ÖNCE KÜÇÜK ADAYI SATIN ALDI
Finansçı ve iş insanı olarak tanınan fakat sonra dünyanın en korkunç seks suçlusuna dönüşen Jeffrey Epstein, önce Little St. James adasını satın aldı. 1998 yılında mülkleri arasına kattığı bu ada için 7.95 milyon ödedi. Zaman içinde Epstein'in adıyla anılmaya başlanan bu adada; içinde geniş bir kütüphane bulunan bir villa ile Japon banyosu ve bir de sinema salonu yer alıyor.
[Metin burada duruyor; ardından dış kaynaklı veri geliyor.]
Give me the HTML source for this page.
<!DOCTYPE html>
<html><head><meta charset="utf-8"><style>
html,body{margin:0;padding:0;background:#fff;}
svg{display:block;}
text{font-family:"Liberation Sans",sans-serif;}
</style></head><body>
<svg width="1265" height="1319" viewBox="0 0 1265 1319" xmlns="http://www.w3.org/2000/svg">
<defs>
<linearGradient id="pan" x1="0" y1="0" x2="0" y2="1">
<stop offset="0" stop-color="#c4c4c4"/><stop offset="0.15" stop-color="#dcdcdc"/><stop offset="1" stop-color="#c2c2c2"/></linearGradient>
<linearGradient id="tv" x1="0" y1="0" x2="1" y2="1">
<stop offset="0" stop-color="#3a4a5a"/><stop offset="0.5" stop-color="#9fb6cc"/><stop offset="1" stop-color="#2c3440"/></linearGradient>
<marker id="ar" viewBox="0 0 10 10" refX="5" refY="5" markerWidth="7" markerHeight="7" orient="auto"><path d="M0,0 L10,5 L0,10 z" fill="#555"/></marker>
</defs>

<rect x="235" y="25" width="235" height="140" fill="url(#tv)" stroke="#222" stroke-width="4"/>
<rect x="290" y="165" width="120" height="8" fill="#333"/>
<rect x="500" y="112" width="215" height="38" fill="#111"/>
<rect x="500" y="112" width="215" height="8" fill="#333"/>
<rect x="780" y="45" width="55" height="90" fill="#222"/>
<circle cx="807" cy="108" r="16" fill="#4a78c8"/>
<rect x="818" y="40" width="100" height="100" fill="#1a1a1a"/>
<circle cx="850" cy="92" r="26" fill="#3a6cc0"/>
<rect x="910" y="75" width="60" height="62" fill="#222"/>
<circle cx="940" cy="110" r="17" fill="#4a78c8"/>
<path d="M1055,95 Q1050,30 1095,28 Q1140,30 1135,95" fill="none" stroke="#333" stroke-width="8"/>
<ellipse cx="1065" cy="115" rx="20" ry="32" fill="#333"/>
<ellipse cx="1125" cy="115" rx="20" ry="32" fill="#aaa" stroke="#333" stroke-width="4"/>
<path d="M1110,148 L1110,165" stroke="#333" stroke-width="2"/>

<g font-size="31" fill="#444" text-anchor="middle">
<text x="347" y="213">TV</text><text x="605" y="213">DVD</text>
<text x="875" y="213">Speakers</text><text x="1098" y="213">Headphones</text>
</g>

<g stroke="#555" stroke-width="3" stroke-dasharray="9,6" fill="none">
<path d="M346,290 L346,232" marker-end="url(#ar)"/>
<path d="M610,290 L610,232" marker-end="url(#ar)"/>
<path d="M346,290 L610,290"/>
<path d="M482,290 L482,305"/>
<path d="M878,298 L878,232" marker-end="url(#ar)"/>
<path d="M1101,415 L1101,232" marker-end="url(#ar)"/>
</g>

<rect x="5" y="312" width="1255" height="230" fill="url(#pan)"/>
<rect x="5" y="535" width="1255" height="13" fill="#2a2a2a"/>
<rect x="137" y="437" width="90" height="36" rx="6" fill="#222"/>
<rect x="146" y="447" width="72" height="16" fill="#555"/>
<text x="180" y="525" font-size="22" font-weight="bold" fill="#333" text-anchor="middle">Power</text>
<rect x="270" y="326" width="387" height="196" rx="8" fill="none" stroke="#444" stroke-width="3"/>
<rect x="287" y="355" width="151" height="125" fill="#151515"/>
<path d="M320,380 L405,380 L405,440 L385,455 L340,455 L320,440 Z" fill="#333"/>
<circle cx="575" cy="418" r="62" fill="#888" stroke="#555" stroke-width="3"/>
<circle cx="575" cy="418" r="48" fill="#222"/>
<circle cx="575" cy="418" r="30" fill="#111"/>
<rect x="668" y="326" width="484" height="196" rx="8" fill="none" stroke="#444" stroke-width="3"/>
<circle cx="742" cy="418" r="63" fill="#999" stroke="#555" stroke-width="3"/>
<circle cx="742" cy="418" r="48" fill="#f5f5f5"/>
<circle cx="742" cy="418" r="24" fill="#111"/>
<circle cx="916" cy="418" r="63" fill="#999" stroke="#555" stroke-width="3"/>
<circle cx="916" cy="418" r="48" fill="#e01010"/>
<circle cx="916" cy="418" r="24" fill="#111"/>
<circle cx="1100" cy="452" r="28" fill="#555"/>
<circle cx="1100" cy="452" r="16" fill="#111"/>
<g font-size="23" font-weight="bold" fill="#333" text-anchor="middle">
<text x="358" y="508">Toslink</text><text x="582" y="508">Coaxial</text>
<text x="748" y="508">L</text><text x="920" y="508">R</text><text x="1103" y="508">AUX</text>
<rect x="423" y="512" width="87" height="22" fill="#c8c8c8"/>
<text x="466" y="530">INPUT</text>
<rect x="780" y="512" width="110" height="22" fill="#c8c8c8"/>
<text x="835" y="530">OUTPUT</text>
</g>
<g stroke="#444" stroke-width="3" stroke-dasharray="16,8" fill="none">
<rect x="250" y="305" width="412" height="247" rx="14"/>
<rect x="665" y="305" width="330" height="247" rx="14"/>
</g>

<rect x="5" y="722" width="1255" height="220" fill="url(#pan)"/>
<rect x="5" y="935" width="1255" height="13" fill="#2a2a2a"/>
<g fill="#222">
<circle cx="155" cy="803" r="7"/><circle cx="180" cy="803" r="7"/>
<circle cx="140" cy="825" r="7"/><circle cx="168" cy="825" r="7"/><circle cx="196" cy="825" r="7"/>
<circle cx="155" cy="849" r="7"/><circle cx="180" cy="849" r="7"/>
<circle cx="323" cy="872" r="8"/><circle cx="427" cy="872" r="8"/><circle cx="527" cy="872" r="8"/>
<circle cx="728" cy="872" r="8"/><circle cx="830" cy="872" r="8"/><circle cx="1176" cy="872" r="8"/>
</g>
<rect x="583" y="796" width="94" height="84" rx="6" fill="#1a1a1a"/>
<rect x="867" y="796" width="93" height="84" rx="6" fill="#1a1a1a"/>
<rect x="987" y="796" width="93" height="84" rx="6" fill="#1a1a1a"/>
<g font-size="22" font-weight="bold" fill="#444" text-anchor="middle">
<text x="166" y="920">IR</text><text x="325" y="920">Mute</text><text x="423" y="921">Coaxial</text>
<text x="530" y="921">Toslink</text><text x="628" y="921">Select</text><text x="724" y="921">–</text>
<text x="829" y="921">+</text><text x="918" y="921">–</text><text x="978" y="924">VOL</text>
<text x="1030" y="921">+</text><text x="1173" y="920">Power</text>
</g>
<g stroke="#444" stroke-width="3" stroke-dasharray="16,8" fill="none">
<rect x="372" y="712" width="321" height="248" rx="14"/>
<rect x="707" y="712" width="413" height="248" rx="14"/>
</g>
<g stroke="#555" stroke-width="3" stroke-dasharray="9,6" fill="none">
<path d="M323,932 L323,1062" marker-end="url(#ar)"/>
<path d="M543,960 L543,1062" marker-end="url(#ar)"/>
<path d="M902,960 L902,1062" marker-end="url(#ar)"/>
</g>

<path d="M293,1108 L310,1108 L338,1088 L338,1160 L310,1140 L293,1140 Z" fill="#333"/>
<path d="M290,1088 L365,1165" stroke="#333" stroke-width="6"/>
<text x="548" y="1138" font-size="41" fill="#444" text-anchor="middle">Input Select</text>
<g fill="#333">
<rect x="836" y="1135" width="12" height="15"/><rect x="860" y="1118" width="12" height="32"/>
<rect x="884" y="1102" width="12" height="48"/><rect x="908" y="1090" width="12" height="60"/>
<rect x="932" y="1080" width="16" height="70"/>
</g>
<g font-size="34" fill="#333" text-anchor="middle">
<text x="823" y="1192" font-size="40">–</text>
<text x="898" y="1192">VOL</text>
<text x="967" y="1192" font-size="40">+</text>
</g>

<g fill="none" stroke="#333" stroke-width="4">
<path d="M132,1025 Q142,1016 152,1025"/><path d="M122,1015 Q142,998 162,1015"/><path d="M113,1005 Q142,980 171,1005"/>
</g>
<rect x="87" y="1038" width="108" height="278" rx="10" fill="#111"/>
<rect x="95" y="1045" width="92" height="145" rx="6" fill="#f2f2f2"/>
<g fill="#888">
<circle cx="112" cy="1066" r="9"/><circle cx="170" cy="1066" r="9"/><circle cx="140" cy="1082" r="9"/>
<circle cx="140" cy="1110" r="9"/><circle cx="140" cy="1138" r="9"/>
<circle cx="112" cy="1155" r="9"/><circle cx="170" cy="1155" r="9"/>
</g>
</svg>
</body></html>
Adada bir büyük ana konutun yanı sıra konuklar için üç tane sayfiye evi ile bir bekçi kulübesi var. İçme suyu elde etmek için özel bir su arıtma sistemi, bir helikopter pisti ve rıhtım da bu adanın sahip olduğu özellikler arasında.
KORKUNÇ BİR AMACA HİZMET EDEN BİNA
Polis, soruşturmanın başlamasından sonra yaptığı araştırmada bu adada tüyler ürperten bir başka yapı daha buldu. Dış cephesi mavi ve beyaz boyalı bu küçük yapı ilk bakışta bir tapınağa benzese de korkunç bir amaca hizmet ediyordu. Bu binanın kapısı, içerideki kurbanların dışarı çıkmasını engelleyecek şekilde tasarlanmıştı.
SÖZDE BİLİME DESTEK
Bu ada Epstein'ın 2000 yılında kurduğu bir vakfın da merkeziydi. Kendi internet sitesine göre bu vakıf dünya çapında bilimsel çalışmalara destek vermek amacını taşıyordu.
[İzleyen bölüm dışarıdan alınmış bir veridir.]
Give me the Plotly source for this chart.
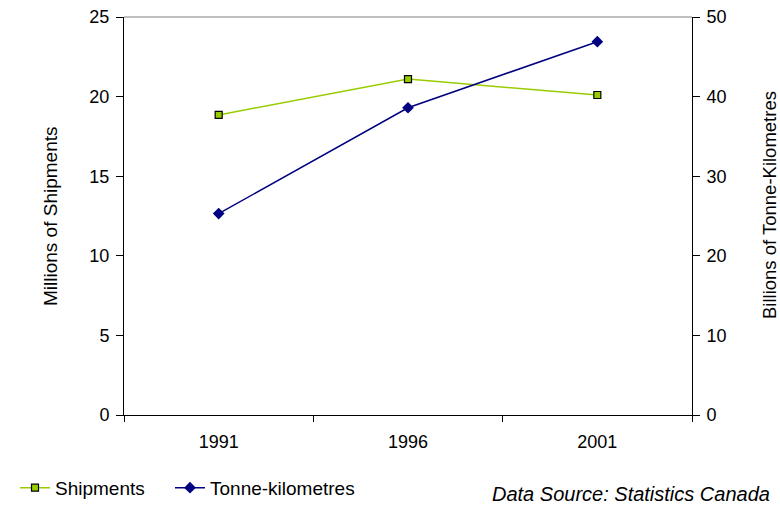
import plotly.graph_objects as go

years = ["1991", "1996", "2001"]
shipments = [18.85, 21.1, 20.1]
tonne_km = [25.3, 38.6, 46.9]

font = "Liberation Sans, Arial, sans-serif"

fig = go.Figure()
fig.add_trace(go.Scatter(
    x=years, y=shipments, name="Shipments", mode="lines+markers",
    line=dict(color="#99CC00", width=1.5),
    marker=dict(symbol="square", size=7, color="#99CC00", line=dict(color="black", width=1.2)),
    yaxis="y", legend="legend"))
fig.add_trace(go.Scatter(
    x=years, y=tonne_km, name="Tonne-kilometres", mode="lines+markers",
    line=dict(color="#000080", width=1.5),
    marker=dict(symbol="diamond", size=9, color="#000080"),
    yaxis="y2", legend="legend2"))

leg_common = dict(orientation="h", xref="container", yref="container",
                  y=0.034, xanchor="left", yanchor="middle",
                  font=dict(size=19), itemwidth=30, bgcolor="rgba(0,0,0,0)")

fig.update_layout(
    width=780, height=505,
    margin=dict(l=124, r=88, t=17, b=90, autoexpand=False),
    paper_bgcolor="white", plot_bgcolor="white",
    font=dict(family=font, size=18, color="black"),
    showlegend=True,
    legend=dict(x=15 / 780, **leg_common),
    legend2=dict(x=170 / 780, **leg_common),
    xaxis=dict(type="category", tickson="boundaries", ticks="outside", ticklen=6,
               tickcolor="black", showline=True, linecolor="black", linewidth=1,
               showgrid=False, range=[-0.5, 2.5], tickfont=dict(size=18),
               ticklabelstandoff=10),
    yaxis=dict(range=[0, 25], dtick=5, ticks="outside", ticklen=7, tickcolor="black",
               showline=True, linecolor="black", linewidth=1, showgrid=False,
               zeroline=False, tickfont=dict(size=18), automargin=False,
               ticklabelstandoff=3),
    yaxis2=dict(range=[0, 50], dtick=10, ticks="outside", ticklen=7, tickcolor="black",
                showline=True, linecolor="black", linewidth=1, showgrid=False,
                zeroline=False, overlaying="y", side="right", tickfont=dict(size=18),
                automargin=False, ticklabelstandoff=3),
    shapes=[dict(type="line", xref="paper", yref="paper", x0=0, x1=1, y0=1, y1=1,
                 line=dict(color="#808080", width=1))],
    annotations=[
        dict(text="Millions of Shipments", xref="paper", yref="paper",
             x=(50 - 124) / 568, y=0.5, textangle=-90, xanchor="center", yanchor="middle",
             showarrow=False, font=dict(size=19)),
        dict(text="Billions of Tonne-Kilometres", xref="paper", yref="paper",
             x=(769 - 124) / 568, y=(415 - 205) / 398, textangle=-90, xanchor="center",
             yanchor="middle", showarrow=False, font=dict(size=18.5)),
        dict(text="<i>Data Source: Statistics Canada</i>", xref="paper", yref="paper",
             x=(772 - 124) / 568, y=-0.198, xanchor="right", yanchor="middle",
             showarrow=False, font=dict(size=20)),
    ],
)

fig.write_html("out.html", config={"displayModeBar": False},
               post_script="document.body.style.margin='0';document.body.style.padding='0';")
Yine burada yer alan bilgilere göre Vakıf tarafından Harvard Üniversitesi'nin başlattığı "evrimsel dinamikler" adlı program için 35 milyon dolar bağış yapılmıştı. Fakat yapılan incelemede bu miktarın sadece 6.5 milyon dolar olduğu ortaya çıktı.
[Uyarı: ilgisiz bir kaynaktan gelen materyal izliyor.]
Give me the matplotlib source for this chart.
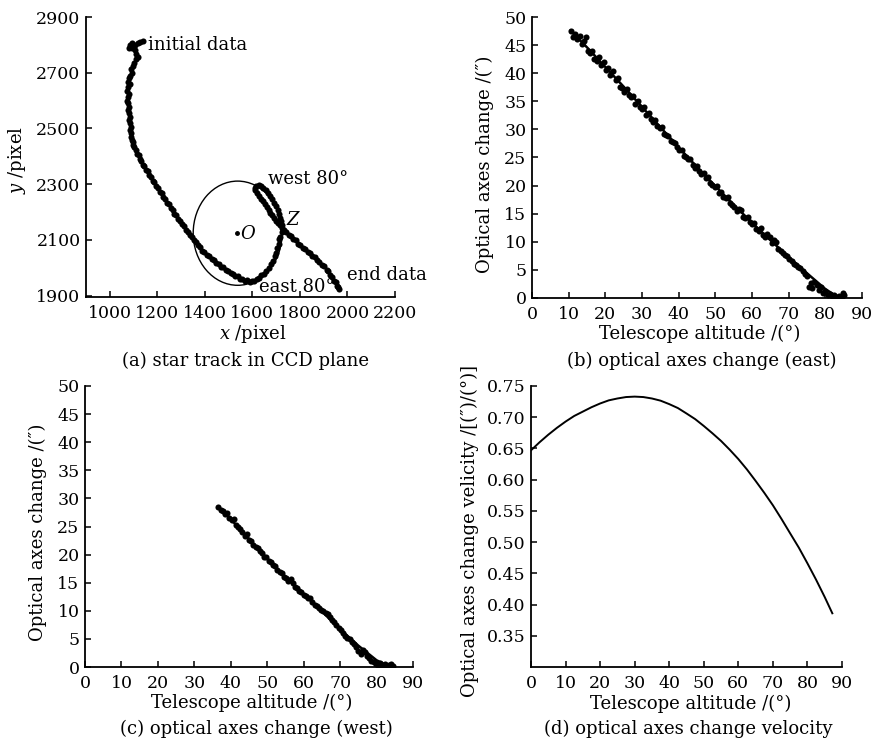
import matplotlib
matplotlib.use("Agg")
import matplotlib.pyplot as plt
from matplotlib.patches import Circle

plt.rcParams['font.family'] = ['DejaVu Serif']
plt.rcParams['mathtext.fontset'] = 'dejavuserif'
FS = 13      # labels / captions / annotations
TFS = 12.5   # tick labels

# ---------------- data ----------------
# (a) star track in CCD plane
track_x = [1140, 1128, 1118, 1106, 1095, 1086, 1082, 1094, 1105, 1112, 1118, 1110, 1102, 1096, 1090,
           1094, 1086, 1080, 1076, 1084, 1078, 1074, 1080, 1076, 1072, 1078, 1083, 1076, 1080, 1085,
           1079, 1084, 1089, 1085, 1091, 1088, 1094, 1099, 1096, 1104, 1110, 1116, 1122, 1126, 1133,
           1140, 1146, 1152, 1160, 1166, 1174, 1180, 1188, 1196, 1203, 1210, 1218, 1226, 1234, 1241,
           1248, 1256, 1264, 1272, 1280, 1288, 1296, 1304, 1312, 1320, 1328, 1337, 1345, 1354, 1362,
           1371, 1380, 1389, 1398, 1408, 1418, 1428, 1438, 1448, 1458, 1468, 1478, 1488, 1498, 1508,
           1518, 1528, 1538, 1548, 1558, 1568, 1578, 1588, 1598, 1608, 1618, 1628, 1638, 1648, 1658,
           1668, 1678, 1686, 1694, 1700, 1705, 1710, 1714, 1718, 1723, 1728,
           1726, 1722, 1717, 1712, 1706, 1700, 1692, 1684, 1675, 1666, 1656, 1646, 1636, 1626, 1616,
           1610, 1612,
           1620, 1628, 1636, 1644, 1652, 1660, 1668, 1676, 1684, 1692, 1700, 1708, 1716, 1724, 1732,
           1742, 1752, 1762, 1772, 1782, 1792, 1802, 1812, 1822, 1832, 1842, 1852, 1862, 1872, 1882,
           1892, 1902, 1912, 1920, 1928, 1936, 1944, 1950, 1956, 1962, 1966]
track_y = [2815, 2810, 2806, 2800, 2806, 2798, 2788, 2790, 2780, 2768, 2757, 2748, 2736, 2724, 2712,
           2700, 2690, 2680, 2668, 2660, 2648, 2636, 2624, 2612, 2600, 2590, 2578, 2566, 2554, 2542,
           2530, 2518, 2506, 2494, 2482, 2470, 2460, 2450, 2440, 2432, 2424, 2410, 2404, 2390, 2384,
           2370, 2364, 2350, 2346, 2332, 2326, 2312, 2306, 2292, 2286, 2272, 2268, 2254, 2248, 2234,
           2228, 2214, 2208, 2194, 2188, 2174, 2168, 2156, 2150, 2136, 2130, 2117, 2112, 2098, 2093,
           2080, 2074, 2061, 2057, 2045, 2042, 2030, 2027, 2016, 2014, 2004, 2002, 1992, 1990, 1981,
           1979, 1970, 1969, 1961, 1960, 1954, 1956, 1948, 1951, 1951, 1960, 1962, 1973, 1977, 1989,
           1998, 2014, 2024, 2042, 2053, 2072, 2084, 2102, 2112, 2129, 2136,
           2152, 2166, 2180, 2194, 2208, 2221, 2234, 2246, 2258, 2268, 2278, 2286, 2292, 2296, 2294,
           2288, 2278,
           2268, 2258, 2248, 2238, 2228, 2218, 2208, 2198, 2188, 2178, 2168, 2160, 2152, 2144, 2136,
           2130, 2118, 2114, 2102, 2098, 2086, 2082, 2071, 2068, 2056, 2052, 2041, 2038, 2027, 2022,
           2010, 2006, 1993, 1987, 1973, 1967, 1954, 1948, 1935, 1930, 1922]
circle_center = (1538, 2124)
circle_radius = 187
point_O = (1537, 2124)

# (b) optical axes change (east)
east_alt = [10.6, 11.2, 11.8, 12.4, 13.0, 13.6, 14.2, 14.6, 15.2, 15.8, 16.4, 17.0, 17.6, 18.2, 18.8,
            19.6, 20.2, 20.8, 21.4, 22.2, 22.8, 23.5, 24.0, 24.6, 25.2, 25.8, 26.4, 27.0, 27.6, 28.2,
            28.8, 29.4, 30.0, 30.6, 31.2, 31.8, 32.4, 33.0, 33.6, 34.2, 34.8, 35.4, 36.0, 36.6, 37.2,
            37.8, 38.4, 39.0, 39.6, 40.2, 40.8, 41.4, 42.0, 42.6, 43.2, 43.8, 44.4, 45.0, 45.6, 46.2,
            46.8, 47.4, 48.0, 48.6, 49.2, 49.8, 50.4, 51.0, 51.6, 52.2, 52.8, 53.4, 54.0, 54.6, 55.2,
            55.8, 56.4, 57.0, 57.6, 58.2, 58.8, 59.4, 60.0, 60.6, 61.2, 61.8, 62.4, 63.0, 63.6, 64.2,
            64.8, 65.4, 66.0, 66.6, 67.2, 67.8, 68.4, 69.0, 69.6, 70.2, 70.8, 71.4, 72.0, 72.6, 73.2,
            73.8, 74.4, 75.0, 75.6, 76.0, 76.4, 77.0, 77.6, 78.2, 78.8, 79.4, 80.0, 80.6, 81.2, 81.8,
            82.4, 83.0, 83.6, 84.2, 84.6, 84.8, 85.0]
east_change = [47.5, 46.4, 46.9, 46.0, 46.6, 45.2, 45.8, 46.5, 44.0, 43.6, 43.9, 42.6, 42.1, 42.9, 41.4,
               42.0, 40.6, 40.9, 39.6, 40.4, 38.8, 39.2, 37.6, 37.3, 36.6, 37.1, 36.2, 35.7, 35.9, 34.6,
               35.1, 34.0, 33.7, 33.9, 32.5, 33.0, 31.9, 31.4, 31.7, 30.6, 30.2, 30.5, 29.2, 29.0, 28.9,
               28.0, 27.7, 27.6, 26.8, 26.4, 26.3, 25.3, 25.0, 24.7, 24.8, 23.6, 23.2, 23.4, 22.6, 22.0,
               22.3, 21.3, 21.5, 20.5, 20.1, 19.7, 19.9, 18.6, 18.9, 18.0, 17.8, 17.9, 16.9, 16.6, 16.2,
               15.4, 15.9, 15.7, 14.5, 14.3, 14.4, 13.5, 13.1, 13.3, 12.3, 11.9, 12.4, 11.2, 10.8, 11.3,
               10.9, 9.8, 10.4, 9.9, 8.8, 8.3, 8.0, 7.6, 7.4, 6.9, 6.5, 6.1, 5.8, 5.6, 5.3,
               4.8, 4.3, 4.0, 2.0, 2.6, 1.8, 2.9, 2.4, 1.4, 1.9, 0.9, 1.2, 0.6, 0.8, 0.3,
               0.5, 0.1, 0.3, 0.2, 0.4, 0.9, 0.6]
east_fit_alt = [10.5, 15, 20, 25, 30, 35, 40, 45, 50, 55, 60, 65, 70, 75, 80, 83.5]
east_fit_change = [47.6, 44.6, 41.1, 37.6, 34.0, 30.4, 26.8, 23.3, 19.9, 16.6, 13.4, 10.3, 7.3, 4.4, 1.6, 0.1]

# (c) optical axes change (west)
west_alt = [36.6, 37.2, 37.8, 38.4, 39.0, 39.6, 40.2, 40.8, 41.4, 42.0, 42.6, 43.2, 43.8, 44.4, 45.0,
            45.6, 46.2, 46.8, 47.4, 48.0, 48.6, 49.2, 49.8, 50.4, 51.0, 51.6, 52.2, 52.8, 53.4, 54.0,
            54.6, 55.2, 55.8, 56.4, 57.0, 57.6, 58.2, 58.8, 59.4, 60.0, 60.6, 61.2, 61.8, 62.4, 63.0,
            63.6, 64.2, 64.8, 65.4, 66.0, 66.6, 67.2, 67.8, 68.4, 69.0, 69.6, 70.2, 70.8, 71.4, 72.0,
            72.6, 73.2, 73.8, 74.4, 75.0, 75.6, 76.2, 76.8, 77.4, 78.0, 78.6, 79.2, 79.8, 80.4, 81.0,
            81.6, 82.2, 82.8, 83.4, 84.0, 84.5]
west_change = [28.5, 28.0, 27.8, 27.2, 27.4, 26.6, 26.1, 26.3, 25.2, 24.9, 24.6, 24.0, 23.3, 23.6, 22.6,
               22.5, 21.7, 21.4, 21.2, 20.6, 20.3, 19.6, 19.5, 18.9, 18.7, 18.1, 17.9, 17.3, 16.9, 16.7,
               16.0, 15.9, 15.3, 15.6, 14.9, 14.3, 14.1, 13.5, 13.4, 12.8, 12.7, 12.2, 12.3, 11.5, 11.1,
               10.9, 10.5, 10.1, 10.0, 9.6, 9.5, 8.9, 8.4, 8.0, 7.5, 7.0, 6.5, 6.0, 5.6, 5.2,
               4.9, 4.5, 4.1, 3.6, 2.9, 2.4, 3.0, 2.6, 2.0, 1.6, 1.1, 0.9, 0.6, 0.4, 0.8,
               0.2, 0.5, 0.1, 0.3, 0.6, 0.2]
west_fit_alt = [36.5, 40, 45, 50, 55, 60, 65, 70, 75, 80, 83.5]
west_fit_change = [28.4, 26.3, 22.8, 19.3, 16.0, 13.0, 9.9, 6.7, 3.8, 1.2, 0.1]

# (d) optical axes change velocity
vel_alt = [0, 2.5, 5, 7.5, 10, 12.5, 15, 17.5, 20, 22.5, 25, 27.5, 30, 32.5, 35, 37.5, 40, 42.5, 45,
           47.5, 50, 52.5, 55, 57.5, 60, 62.5, 65, 67.5, 70, 72.5, 75, 77.5, 80, 82.5, 85, 87.2]
vel_val = [0.647, 0.660, 0.672, 0.683, 0.693, 0.702, 0.709, 0.716, 0.722, 0.727, 0.730, 0.7323, 0.733,
           0.7323, 0.730, 0.7265, 0.721, 0.7147, 0.706, 0.697, 0.686, 0.6743, 0.662, 0.648, 0.633,
           0.6163, 0.598, 0.579, 0.559, 0.537, 0.514, 0.4912, 0.466, 0.4398, 0.412, 0.386]

alt_ticks = [0, 10, 20, 30, 40, 50, 60, 70, 80, 90]
change_ticks = [0, 5, 10, 15, 20, 25, 30, 35, 40, 45, 50]
vel_ticks = [0.35, 0.40, 0.45, 0.50, 0.55, 0.60, 0.65, 0.70, 0.75]
ax_ticks_x = [1000, 1200, 1400, 1600, 1800, 2000, 2200]
ax_ticks_y = [1900, 2100, 2300, 2500, 2700, 2900]

# ---------------- figure ----------------
W, H = 877, 739
fig = plt.figure(figsize=(W / 100, H / 100), dpi=100)


def add_axes(l, r, t, b):
    return fig.add_axes([l / W, 1 - b / H, (r - l) / W, (b - t) / H])


def style(ax):
    for s in ['top', 'right']:
        ax.spines[s].set_visible(False)
    for s in ['left', 'bottom']:
        ax.spines[s].set_linewidth(1.3)
    ax.tick_params(direction='in', length=4, width=1.1, labelsize=TFS)
    ax.tick_params(axis='x', pad=6)
    ax.tick_params(axis='y', pad=4)


def ftext(x, y, s, **kw):
    fig.text(x / W, 1 - y / H, s, fontsize=FS, ha='center', va='center', **kw)


axa = add_axes(86, 395, 17, 297)
axb = add_axes(532, 862, 17, 298)
axc = add_axes(85, 413, 386, 667)
axd = add_axes(531, 842, 386, 667)
for ax in (axa, axb, axc, axd):
    style(ax)

MS = 4.4

# (a)
axa.plot(track_x, track_y, 'o', color='black', ms=MS, mec='none')
axa.add_patch(Circle(circle_center, circle_radius, fill=False, lw=1.0, color='black'))
axa.plot([point_O[0]], [point_O[1]], 'o', color='black', ms=2.5)
axa.text(1548, 2122, '$O$', fontsize=FS, va='center', ha='left')
axa.text(1742, 2172, '$Z$', fontsize=FS, va='center', ha='left')
axa.text(1160, 2798, 'initial data', fontsize=FS, va='center', ha='left')
axa.text(1666, 2317, 'west 80°', fontsize=FS, va='center', ha='left')
axa.text(1628, 1930, 'east 80°', fontsize=FS, va='center', ha='left')
axa.text(1996, 1973, 'end data', fontsize=FS, va='center', ha='left')
axa.set_xlim(900, 2200)
axa.set_ylim(1895, 2900)
axa.set_xticks(ax_ticks_x)
axa.set_yticks(ax_ticks_y)

# (b)
axb.plot(east_alt, east_change, 'o', color='black', ms=MS, mec='none')
axb.plot(east_fit_alt, east_fit_change, '-', color='black', lw=1.8)
axb.set_xlim(0, 90)
axb.set_ylim(0, 50)
axb.set_xticks(alt_ticks)
axb.set_yticks(change_ticks)

# (c)
axc.plot(west_alt, west_change, 'o', color='black', ms=MS, mec='none')
axc.plot(west_fit_alt, west_fit_change, '-', color='black', lw=1.8)
axc.set_xlim(0, 90)
axc.set_ylim(0, 50)
axc.set_xticks(alt_ticks)
axc.set_yticks(change_ticks)

# (d)
axd.plot(vel_alt, vel_val, '-', color='black', lw=1.4)
axd.set_xlim(0, 90)
axd.set_ylim(0.30, 0.75)
axd.set_xticks(alt_ticks)
axd.set_yticks(vel_ticks)
axd.set_yticklabels([f'{v:.2f}' for v in vel_ticks])

# axis labels and captions
ftext(253, 334, '$x$ /pixel')
ftext(17, 160, '$y$ /pixel', rotation=90)
ftext(246, 361, '(a) star track in CCD plane')

ftext(700, 334, 'Telescope altitude /(°)')
ftext(485, 164, 'Optical axes change /(″)', rotation=90)
ftext(702, 361, '(b) optical axes change (east)')

ftext(252, 703, 'Telescope altitude /(°)')
ftext(38, 532, 'Optical axes change /(″)', rotation=90)
ftext(256, 729, '(c) optical axes change (west)')

ftext(691, 704, 'Telescope altitude /(°)')
ftext(470, 531, 'Optical axes change velicity /[(″)/(°)]', rotation=90)
ftext(688, 729, '(d) optical axes change velocity')

fig.savefig('out.png', dpi=100, facecolor='white')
YA KAÇMAK YA DA KÖPEK BALIKLARINA YEM OLMAK
Seks ticaret suçlamasıyla cezaevinde bulunan Epstein'in öldüğü 19 Ağustos 2019'dan sonra FBI ajanları ve New York polisi Little St. James adasına baskın düzenledi. Burada yapılan soruşturmada adanın halk arasında "Pedofili Adası" olarak anıldığı da ortaya çıktı. Jeffrey Epstein'ın kurbanları, bu iki adayla ilgili tüyler ürpertici gerçekleri de gözler önüne sermişti.
Adaların etrafını çeviren suların köpek balıkları tarafından istila edildiğini söyleyen kurbanlar, gördükleri cinsel tacizden kurtulmak için bu sularda boğulmayı ya da köpek balıklarına kurban olmayı bile göze aldıklarını anlatmıştı.
Epstein, fuhuş ağı kurma suçlamasıyla tutuklanmasından kısa bir süre önce, 2016 yılında da diğer adayı, yani daha geniş olan Great St. James adasını yaklaşık 20 milyon dolara satın aldı.
Adada kendine ait bir amfitiyatrosu bulunan bir malikane de inşa edilecekti. Fakat, çevre düzenlemelerine uygun hareket edilmediği için bu inşaat 2018 yılında durduruldu.
KURBANLAR ÖZEL JETİ YA DA YATIYLA GÖTÜRÜLÜYORDU
2020 yılında davaya bakan mahkeme heyetinin belirtiğine göre Jeffrey Epstein, çocuk yaştaki kurbanlarını bu uzak noktada bulunan ve ulaşılması da kaçması da kolay olmayan iki adaya özel uçağı ya da kendisine ait yatla getiriyordu.